Nappe sur table

par C’est Nabum
mercredi 21 septembre 2022

 

Récession dans la réception.

 

Il fut un temps où pour le repas, la table se suffisait à elle-même pour porter les victuailles et les ustensiles accompagnant cette cérémonie. Il fut même une époque plus lointaine durant laquelle le contenant était creusé dans ce support qui allait alors sur des pieds sans avoir recours aux rallonges. Mais, prenons bien garde de ne pas plonger trop dans le passé, nous finirions par nous en morde les doigts faute de couverts.

Contentons nous de prendre appui sur une mémoire humaine pour se souvenir de cette alternative qui nous échoyait sans que nous en fassions des gorges chaudes. Pour le quotidien, la table en formica sans recours à la nappe, plus simple pour y passer ensuite un coup d'éponge salutaire et pour le repas d'exception, le bull-gomme et la nappe en tissu brodée aux initiales de la maîtresse de maison.

Nous ignorions alors que se posait dans les familles endimanchées la terrible question de l'agencement de ce dispositif incontournable. Dans quel sens placer le bull-gomme ? Il y avait deux écoles, deux clans irréconciliables. Les uns plaçaient les dessins face contre table pour éviter tout dérapage tandis que les autres, à la recherche d'un esthétisme discret de sous-couche, inversaient le sujet du débat.

Ce qui ne portait pas à contre-verse était la qualité de la face supérieure : une nappe en tissu épaisse, le plus souvent uni ou d'une sobriété à toute épreuve avec si possible, son assortiment de serviettes qui faisaient partie du trousseau. On ne plaisantait pas avec l'étiquette, alors que, faut-il le rappeler, la machine à laver le linge n'avait pas franchi le seuil de la maison.

Puis est arrivée la nappe en matière plastique et ses couleurs chatoyantes. Ce fut là une révolution sournoise qui brisa la solennité du repas dominical. Le décor eut vite fait d'imposer une rotation, un changement régulier ou conjoncturel. La nappe avait désormais des destinations calendaires. Celle du réveillon ne ressemblant en rien à celle des jours fériés.

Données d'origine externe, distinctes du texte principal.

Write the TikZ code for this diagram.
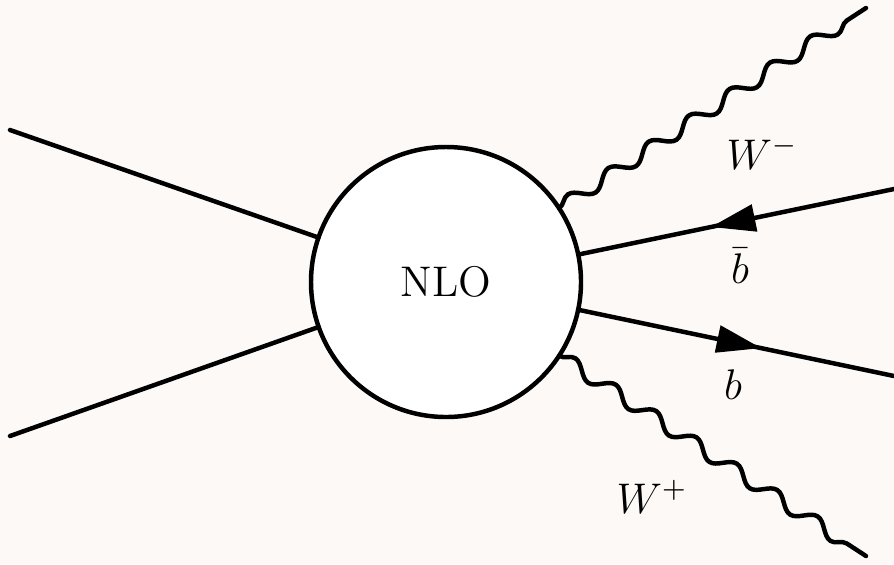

Se posa alors l'épineux problème du rangement de ce nuancier de la gastronomie colorée. Les rouleaux en carton vinrent enrouler les nappes de différentes longueurs et de différents usages. La couleur avait mis les pieds sur la table, se contentant encore de la seule surface. Plus tard, avec un retour à plus de sobriété, ce sont les plats eux mêmes, les préparations culinaires qui jouèrent de la présentation chromatique.

Quant à la nappe, elle entra dans l'éphémère. L'exigence de changement permanent, la nécessité de se la jouer « Bonne franquette » vit surgit la nappe en papier, fongible et déchirable. Il faudrait être vendeur pour prétendre y voir un progrès. Les tables, pour peu qu'il en resta encore en chêne massif, eurent à se plaindre de ses prétentieuses qui ne remplissaient pas leur fonction première, l'époque étant à l'illusion.

Nous pensions avoir fait le tour de la question quand de plus malins se souvinrent du carré des officiers. Une association d'idées les conduisirent à concevoir le set de table, cette nappe individuelle qui annonça le règne de l'individualisme et la fin d'un repas durant lequel le partage était de mise. Avec ce maudit rectangle, tous les possibles se présentèrent à nous : de la photographie estivale au cliché personnel, de la publicité à la liste du menu, de l'abstraction indigeste au manque de goût.

Quant à sa composition, le set se permit toutes les déclinaisons possibles puisqu'il avait entamé de manière spectaculaire le déclin du repas cérémonieux. Même les restaurants suivirent ce mouvement, faisant alors œuvre de communication avant d'y poser une assiette maigrichonne. Se mettre à table passe désormais par la lecture du set ou pour le moins, par son admiration béate.

Je ne sais que vous dire si ce n'est que cette réduction de nappe me reste en travers de la gorge. Mais qu'importe, la prochaine étape est à venir et je dois achever ce pensum par des points de suspension qui vous laisseront sur votre faim.